James Rhodes

Programa: Sonata nº 15 en Re mayor, op. 28 "Pastoral" de L. van Beethoven; Scherzo nº 2 en si bemol menor, op. 31 y Nocturno en do menor, op 48 nº 1, de F. Chopin y Toccata, adagio y fuga en Do mayor, BWV 564 de J. S. Bach.

Lugar: Sala María Cristina

En el mundo de la música, especialmente aquella dedicada al gran repertorio, no cabe la casualidad y mucho menos el interés por condicionar las preferencias del público. Primero, porque la estrategia, por muy estudiada y comercial que sea, tarde o temprano decae engullida por su propia fragilidad y el músculo débil sobre el que se levanta. Al final, todo se reduce a una cuestión extramusical, que, como tal, no entra sobre el fondo que es la propia música. Y es que estos fenómenos paramusicales se levantan sobre experiencias que escasamente contribuyen a resaltar el talento o la técnica del intérprete. La música clásica está llena de estas pequeñas andanzas como el escándalo de Joyce Hatto y sus milagrosas grabaciones.

No existe el milagro y sí el talento, no cabe la impostura porque en la técnica están todas las herramientas para que los verdaderos protagonistas sean la partitura y todo aquello que el compositor quiso volcar entre sus páginas. Esto lleva a la conclusión que en el piano de J. Rhodes hay más arroz que pollo por mucho "coño", "joder" o cualquiera otro de los exabruptos con los que trufa las intervenciones con las que prologa las obras en programa ¿Puede por tanto James Rhodes ser considerado ínterprete? Absolutamente no; sencillamente es una meritoria, en el mejor de los casos, 'alma libre'. Considerarlo de otra manera llevaría a despreciar el trabajo de tantos buenos músicos.

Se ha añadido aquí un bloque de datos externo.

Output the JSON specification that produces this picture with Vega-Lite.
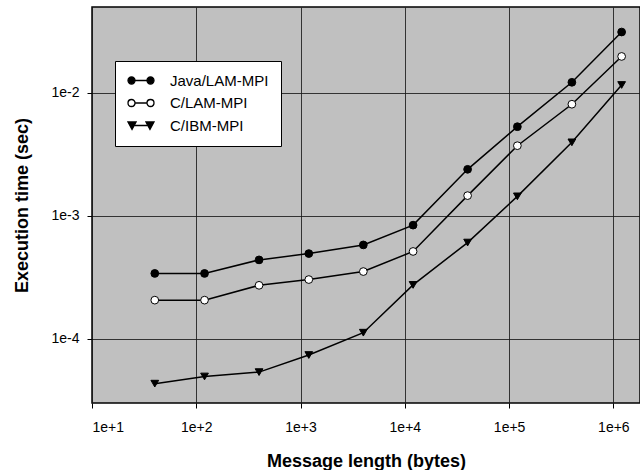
{
  "$schema": "https://vega.github.io/schema/vega-lite/v6.json",
  "width": 548,
  "height": 396,
  "autosize": {"type": "none"},
  "padding": {"left": 92, "top": 7, "right": 0, "bottom": 67},
  "background": "white",
  "config": {
    "font": "Liberation Sans",
    "view": {"fill": "#c0c0c0", "stroke": "black", "strokeWidth": 1.5},
    "legend": {
      "title": null,
      "orient": "none",
      "legendX": 23,
      "legendY": 54,
      "fillColor": "white",
      "strokeColor": "black",
      "padding": 12,
      "clipHeight": 15,
      "rowPadding": 6.5,
      "labelOffset": 15,
      "labelFontSize": 15,
      "labelFont": "Liberation Sans",
      "labelColor": "black",
      "symbolSize": 676,
      "symbolStrokeWidth": 1.3,
      "symbolStrokeColor": "black"
    },
    "axis": {
      "domain": false,
      "grid": true,
      "gridColor": "#1a1a1a",
      "gridWidth": 1,
      "gridOpacity": 0.85,
      "tickColor": "black",
      "tickSize": 5,
      "tickWidth": 1,
      "labelColor": "black",
      "labelFontSize": 14,
      "labelFont": "Liberation Sans",
      "titleFont": "Liberation Sans",
      "titleFontSize": 18,
      "titleFontWeight": "bold",
      "titleColor": "black"
    }
  },
  "data": {
    "values": [
      {"series": "Java/LAM-MPI", "bytes": 40, "time": 0.000340},
      {"series": "Java/LAM-MPI", "bytes": 120, "time": 0.000340},
      {"series": "Java/LAM-MPI", "bytes": 400, "time": 0.000438},
      {"series": "Java/LAM-MPI", "bytes": 1200, "time": 0.000493},
      {"series": "Java/LAM-MPI", "bytes": 4000, "time": 0.000580},
      {"series": "Java/LAM-MPI", "bytes": 12000, "time": 0.000840},
      {"series": "Java/LAM-MPI", "bytes": 40000, "time": 0.00239},
      {"series": "Java/LAM-MPI", "bytes": 120000, "time": 0.00531},
      {"series": "Java/LAM-MPI", "bytes": 400000, "time": 0.0122},
      {"series": "Java/LAM-MPI", "bytes": 1200000, "time": 0.0313},
      {"series": "C/LAM-MPI", "bytes": 40, "time": 0.000206},
      {"series": "C/LAM-MPI", "bytes": 120, "time": 0.000206},
      {"series": "C/LAM-MPI", "bytes": 400, "time": 0.000272},
      {"series": "C/LAM-MPI", "bytes": 1200, "time": 0.000303},
      {"series": "C/LAM-MPI", "bytes": 4000, "time": 0.000352},
      {"series": "C/LAM-MPI", "bytes": 12000, "time": 0.000513},
      {"series": "C/LAM-MPI", "bytes": 40000, "time": 0.00146},
      {"series": "C/LAM-MPI", "bytes": 120000, "time": 0.00372},
      {"series": "C/LAM-MPI", "bytes": 400000, "time": 0.00809},
      {"series": "C/LAM-MPI", "bytes": 1200000, "time": 0.0198},
      {"series": "C/IBM-MPI", "bytes": 40, "time": 0.0000431},
      {"series": "C/IBM-MPI", "bytes": 120, "time": 0.0000493},
      {"series": "C/IBM-MPI", "bytes": 400, "time": 0.0000535},
      {"series": "C/IBM-MPI", "bytes": 1200, "time": 0.0000737},
      {"series": "C/IBM-MPI", "bytes": 4000, "time": 0.000112},
      {"series": "C/IBM-MPI", "bytes": 12000, "time": 0.000274},
      {"series": "C/IBM-MPI", "bytes": 40000, "time": 0.000606},
      {"series": "C/IBM-MPI", "bytes": 120000, "time": 0.00144},
      {"series": "C/IBM-MPI", "bytes": 400000, "time": 0.00396},
      {"series": "C/IBM-MPI", "bytes": 1200000, "time": 0.0116}
    ]
  },
  "encoding": {
    "x": {
      "field": "bytes",
      "type": "quantitative",
      "scale": {"type": "log", "domain": [10, 1800000], "nice": false, "zero": false},
      "axis": {
        "title": "Message length (bytes)",
        "values": [10, 100, 1000, 10000, 100000, 1000000],
        "labelExpr": "'1e' + (datum.value >= 1 ? '+' : '') + round(log(datum.value)/LN10)",
        "labelPadding": 12,
        "titlePadding": 18
      }
    },
    "y": {
      "field": "time",
      "type": "quantitative",
      "scale": {"type": "log", "domain": [0.00003, 0.05], "nice": false, "zero": false},
      "axis": {
        "title": "Execution time (sec)",
        "values": [0.0001, 0.001, 0.01],
        "labelExpr": "'1e' + (datum.value >= 1 ? '+' : '') + round(log(datum.value)/LN10)",
        "labelPadding": 8,
        "titlePadding": 19
      }
    }
  },
  "layer": [
    {
      "mark": {"type": "line", "color": "black", "strokeWidth": 1.5},
      "encoding": {"detail": {"field": "series"}}
    },
    {
      "mark": {"type": "point", "stroke": "black", "strokeWidth": 1, "opacity": 1, "size": 60},
      "encoding": {
        "shape": {
          "field": "series",
          "type": "nominal",
          "scale": {"domain": ["Java/LAM-MPI", "C/LAM-MPI", "C/IBM-MPI"], "range": ["circle", "circle", "triangle-down"]},
          "legend": null
        },
        "fill": {
          "field": "series",
          "type": "nominal",
          "scale": {"domain": ["Java/LAM-MPI", "C/LAM-MPI", "C/IBM-MPI"], "range": ["black", "white", "black"]},
          "legend": null
        }
      }
    },
    {
      "mark": {"type": "point", "strokeWidth": 1.3, "opacity": 1, "size": 0},
      "encoding": {
        "fill": {
          "field": "series",
          "type": "nominal",
          "scale": {"domain": ["Java/LAM-MPI", "C/LAM-MPI", "C/IBM-MPI"], "range": ["black", "white", "black"]}
        },
        "stroke": {
          "field": "series",
          "type": "nominal",
          "scale": {"domain": ["Java/LAM-MPI", "C/LAM-MPI", "C/IBM-MPI"], "range": ["black", "black", "black"]}
        },
        "shape": {
          "field": "series",
          "type": "nominal",
          "scale": {
            "domain": ["Java/LAM-MPI", "C/LAM-MPI", "C/IBM-MPI"],
            "range": [
              "M-0.46,0L0.46,0M-0.46,0C-0.46,0.149 -0.581,0.27 -0.73,0.27C-0.879,0.27 -1,0.149 -1,0C-1,-0.149 -0.879,-0.27 -0.73,-0.27C-0.581,-0.27 -0.46,-0.149 -0.46,0ZM1,0C1,0.149 0.879,0.27 0.73,0.27C0.581,0.27 0.46,0.149 0.46,0C0.46,-0.149 0.581,-0.27 0.73,-0.27C0.879,-0.27 1,-0.149 1,0Z",
              "M-0.46,0L0.46,0M-0.46,0C-0.46,0.15 -0.581,0.27 -0.73,0.27C-0.879,0.27 -1,0.15 -1,0C-1,-0.15 -0.879,-0.27 -0.73,-0.27C-0.581,-0.27 -0.46,-0.15 -0.46,0ZM1,0C1,0.15 0.879,0.27 0.73,0.27C0.581,0.27 0.46,0.15 0.46,0C0.46,-0.15 0.581,-0.27 0.73,-0.27C0.879,-0.27 1,-0.15 1,0Z",
              "M-1,-0.27L-0.38,-0.27L-0.69,0.3ZM-0.69,0L0.69,0M0.38,-0.27L1,-0.27L0.69,0.3Z"
            ]
          }
        }
      }
    }
  ],
  "resolve": {"scale": {"shape": "independent", "fill": "independent", "stroke": "independent"}}
}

El fenómeno Rhodes venía acompañado de ciertas perlas -nuevamente extramusicales- que el propio desarrollo del concierto fue colocando en su contexto real. Y aquí real adquiere especial valor porque a eso se resume el trabajo de oyente activo en estos recitales; ser capaz de abstraerse del producto comercial para descender a la propuesta musicológica: una torticera divagación sobre el interior de Bach, Beethoven y Chopin. Asumiendo esta idea como cierta la interpretación en el piano sencillamente nunca afloró porque ni en técnica ni en valor artístico hubo forma de descubrirla. Acompañar al intérprete sobre sus ideas musicales.

Rhodes es como un surtido de galletas industriales: puro packaging. Su Chopin apetece una figura deformada, sin acento, carente de cualquier intimidad, con dinámicas descaradamente adaptadas a su piano, a su idea, a su ego, que es mucho y nada ayuda a entenderlo. En el caso de la Sonata 'Pastoral' de Beethoven dominó la ejecución lineal, plana y carente de cualquier hilo conductor o discursivo. El momento cumbre del recital -decididamente cortito en minutación total y que para el caso hay que agradecer enormemente- llegó de la mano de la Toccata, adagio y fuga de J. S. Bach, en arreglo de Busoni, cuya fuga (con su correspondiente guarnición de notas falsas) fue escandalosamente diseccionada y modificada en dinámica; más pareció un gospel que página del genio de Santo Tomás.

Rhodes aburre y lo hace con tanto empeño que hace incluso dudar a quien amablemente se acerca a contemplar el fenómeno. Este producto pasará con la misma inexorable verdad como ha sucedido en otros casos, víctima de su propio espejismo. El escaso sentido del ridículo del piano de Rhodes contrasta con el bochorno que alimenta a quienes con honestidad intentan comprender su música y se percatan de la burla a todos esos otros músicos que luchan a fuerza de técnica y talento y James Rhodes desafortunadamente carece.